Son dönemde vuku bulan bir diğer konu da Rodos’taki imam krizi. Uzun bir dönemden beri Rodos’ta ibadete açık tek camide imamlık yapan İlter Meço’nun görevden alınarak, camiye “tayinli imam”ın görevlendirilmesi için bir plan uygulamaya kondu. Rodos’taki soydaşların kurduğu derneğe yönelik kontrol ve denetimleri de unutmamak lazım.
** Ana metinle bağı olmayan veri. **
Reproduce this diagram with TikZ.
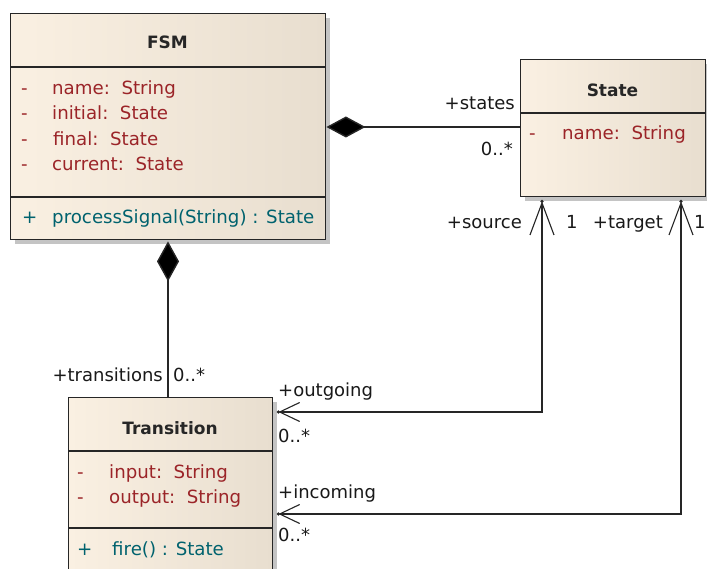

Keza, son aylarda Batı Trakya Türk azınlık kurumlarına ve bu kurumlardaki yöneticiler ve azınlık üyesi siyasetçiler hakkında basında yer alan saldırı ve hedef göstermeye yönelik haber ve yorumlar bölgemizde gergin bir ortamın yıllar sonra yeniden geri gelmesinde etkili oluyor. Aynı zamanda parlamentoda, Batı Trakya Türk Azınlığı’nı, kurumlarını ve yöneticilerini, Türkiye’nin Gümülcine Başkonsolosluğu’nuun hedef gösteren soru önergelerinin de son dönemde peşpeşe gündeme gelmesi pek tesadüf gibi görünmüyor.
Bütün bunların yanında son iki yıldır bölgemizdeki Yunanlı yerel yöneticiler tarafından azınlığın sosyal ve kültürel etkiniklerine yönelik uygulanan üstü örtülü bir boykotun olduğunu azınlık içinde konuşulan bir konu. Bundan 4 – 5 yıl öncesine kadar azınlığın tüm etklinliklerine katılan yetkililer artık sayılı faaliyette yer alıyor.
Yukarıda sıraladığımız olay ve uygulamaları azınlık, 20 – 25 yıl öncesinden çok iyi biliyor. Umarız gerçek anlamda bir geriye dönüş olmaz!